Awareness Makes Me Higher

 

Throughout C.S. Lewis’ story “The Lion, The Witch, And the Wardrobe” he presents a hierarchy of characters. C.S. Lewis determines this hierarchy by dividing those who are good, those who are evil and those who are both. He does this by presenting those characters that have complete control over their actions and those characters that can only do so instinctively.  At the bottom of the hierarchy, are the animals and trees, above them are the Pevensie children and Mr. Tumnus, above them is the White Witch, and finally at the highest level is Aslan.                                                                                                              

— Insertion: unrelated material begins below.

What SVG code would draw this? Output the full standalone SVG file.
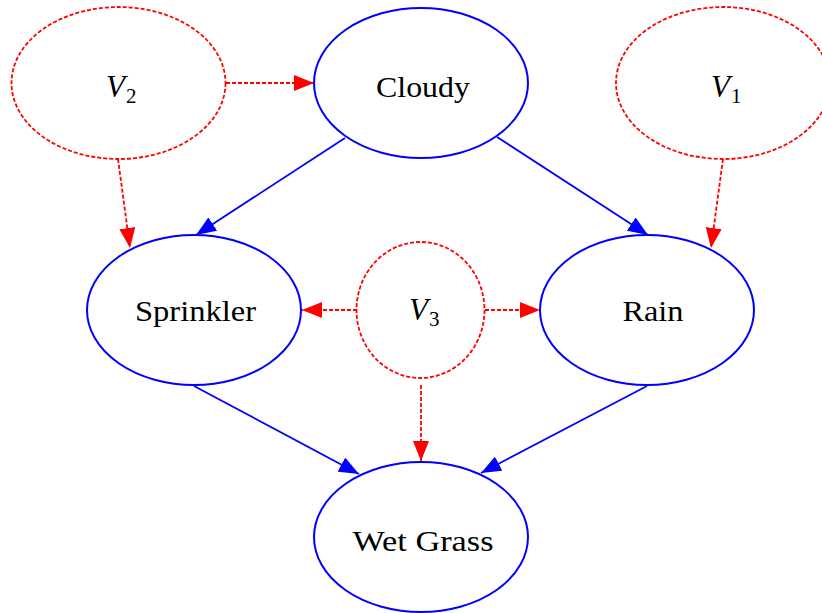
<svg xmlns="http://www.w3.org/2000/svg" width="822" height="613" viewBox="0 0 822 613">
<style>
.obs{fill:none;stroke:#0000ff;stroke-width:2}
.lat{fill:none;stroke:#ff0000;stroke-width:1.8;stroke-dasharray:4 2}
.eb{stroke:#0000ff;stroke-width:1.8;fill:none}
.er{stroke:#ff0000;stroke-width:1.8;stroke-dasharray:4 2;fill:none}
text{font-family:'Liberation Serif','Times New Roman',serif;fill:#000}
.lbl{font-size:30px}
.v{font-size:31px;font-style:italic}
.sub{font-size:21px;font-style:normal}
</style>
<defs>
<marker id="ab" markerUnits="userSpaceOnUse" markerWidth="20" markerHeight="16" refX="20" refY="8" orient="auto"><path d="M0,0 L20,8 L0,16 Z" fill="#0000ff"/></marker>
<marker id="ar" markerUnits="userSpaceOnUse" markerWidth="20" markerHeight="16" refX="20" refY="8" orient="auto"><path d="M0,0 L20,8 L0,16 Z" fill="#ff0000"/></marker>
</defs>
<rect width="822" height="613" fill="#ffffff"/>
<g id="connectors">
<line class="er" x1="226" y1="83" x2="314" y2="83" marker-end="url(#ar)"/>
<line class="er" x1="118" y1="159" x2="130" y2="248" marker-end="url(#ar)"/>
<line class="er" x1="723" y1="159" x2="711" y2="248" marker-end="url(#ar)"/>
<line class="er" x1="357" y1="310" x2="302" y2="310" marker-end="url(#ar)"/>
<line class="er" x1="485" y1="310" x2="540" y2="310" marker-end="url(#ar)"/>
<line class="er" x1="421" y1="385" x2="421" y2="461" marker-end="url(#ar)"/>
<line class="eb" x1="345" y1="138" x2="196" y2="235" marker-end="url(#ab)"/>
<line class="eb" x1="497" y1="137" x2="648" y2="235" marker-end="url(#ab)"/>
<line class="eb" x1="194" y1="386" x2="359" y2="474" marker-end="url(#ab)"/>
<line class="eb" x1="647" y1="386" x2="481" y2="473" marker-end="url(#ab)"/>
</g>
<g id="V2">
<ellipse class="lat" cx="118.5" cy="83" rx="107" ry="76"/>
<text class="v" x="106" y="97">V</text>
<text class="sub" x="126" y="103">2</text>
</g>
<g id="Cloudy">
<ellipse class="obs" cx="421" cy="83" rx="107" ry="75"/>
<text class="lbl" x="423" y="97" text-anchor="middle" textLength="94" lengthAdjust="spacingAndGlyphs">Cloudy</text>
</g>
<g id="V1">
<ellipse class="lat" cx="723" cy="83" rx="107" ry="76"/>
<text class="v" x="711" y="97">V</text>
<text class="sub" x="731" y="103">1</text>
</g>
<g id="Sprinkler">
<ellipse class="obs" cx="194" cy="310" rx="107" ry="75"/>
<text class="lbl" x="195.5" y="321" text-anchor="middle" textLength="121" lengthAdjust="spacingAndGlyphs">Sprinkler</text>
</g>
<g id="V3">
<ellipse class="lat" cx="420.5" cy="310" rx="64" ry="68"/>
<text class="v" x="409" y="320">V</text>
<text class="sub" x="429" y="326">3</text>
</g>
<g id="Rain">
<ellipse class="obs" cx="647" cy="310" rx="107" ry="75"/>
<text class="lbl" x="653" y="321" text-anchor="middle" textLength="61" lengthAdjust="spacingAndGlyphs">Rain</text>
</g>
<g id="WetGrass">
<ellipse class="obs" cx="421" cy="537" rx="107" ry="75"/>
<text class="lbl" x="423" y="551" text-anchor="middle" textLength="141" lengthAdjust="spacingAndGlyphs">Wet Grass</text>
</g>
</svg>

Within his hierarchy, Lewis places the animals and trees on the bottom. “‘They’re good birds in all the stories I’ve read. I’m sure a robin wouldn’t be on the wrong side… [Similarly] most of [the trees] are on our side, but there are trees that would betray us to her’” (Lewis 67-73). The trees and the animals share a common bond.  Both the animals of the story and the trees can only be good or bad, neither can be both. These characters are on the bottom of the hierarchy because they cannot change from bad to good or vice versa instead they can only act on instinct.                                                                                        

The next level of the hierarchy contains both the Pevensie children and Mr. Tumnus. “It wasn’t a very good excuse, however, for deep down inside of him he really knew that the White Witch was bad and cruel” (Lewis 97). Although Edmund starts out as a loathsome character, he soon realizes the evil he has caused and starts out on a new path towards redemption. Like Edmund, Mr. Tumnus also finds redemption after he too sees the error of his ways. “‘Of course I can’t give you up to the White Witch; not now that I know you’” (Lewis 22). Though he knows that letting Lucy leave may cause his ruin, Mr. Tumnus does it anyway because he knows that it is right. This level of the hierarchy is rather important to the structure because it shows human and half human characters who can be both good and evil.

In the next level of the hierarchy is the White Witch. “‘Now I will kill you instead of him…But when you are dead what will prevent me from killing him as well? In this knowledge despair and die’” (Lewis 170). The White Witch is completely evil. She is the temptress of all chacters. The White Witch is a slave to her own selfishness and cannot be good. She is an animal in humanlike form because she acts on her instincts and own personal gain.

Finally the highest level of the hierarchy contains Aslan.  “‘[W]hen a willing victim who had committed no treachery was killed in a traitor’s stead the table would crack and Death itself would start working backwards’” (Lewis 179)Through Aslan’s sacrifice Edmund is able to be redeemed. In contrast to the Witch, Aslan is all good and helps others to achieve goodness. Though an animal, Aslan embodies human characteristics; he is even greater than that because he is pure of heart.

The many character of C.S. Lewis’ story live within a hierarchy of Narnian society which presents both the good and evil of the story, who can control their actions and those who cannot. The level of awareness of each character determines his or her level within the hierarchy.  By presenting the different levels of characters Lewis teaches his audience – mainly children – that one is responsible for his or her actions.

 

One response to “Awareness Makes Me Higher

  1. Great blog! You used great quotes and have a unique insight on the White Witch. I loved your last sentence on the paragraph about her. In the second paragraph you argue that the animals & trees are the lowest hierarchy because they cannot be both good and bad. In contrast, your quote shows that some of the trees are good but will then turn against them. (they can be good and bad) I could argue that Mr. & Mrs. Beaver are always good and do not listen to their animal instinct.Their animal instinct would be to go on the witch’s side to avoid danger however they make the decision to stay good citizens (help the Pevensie children), even though its a risk to their lives.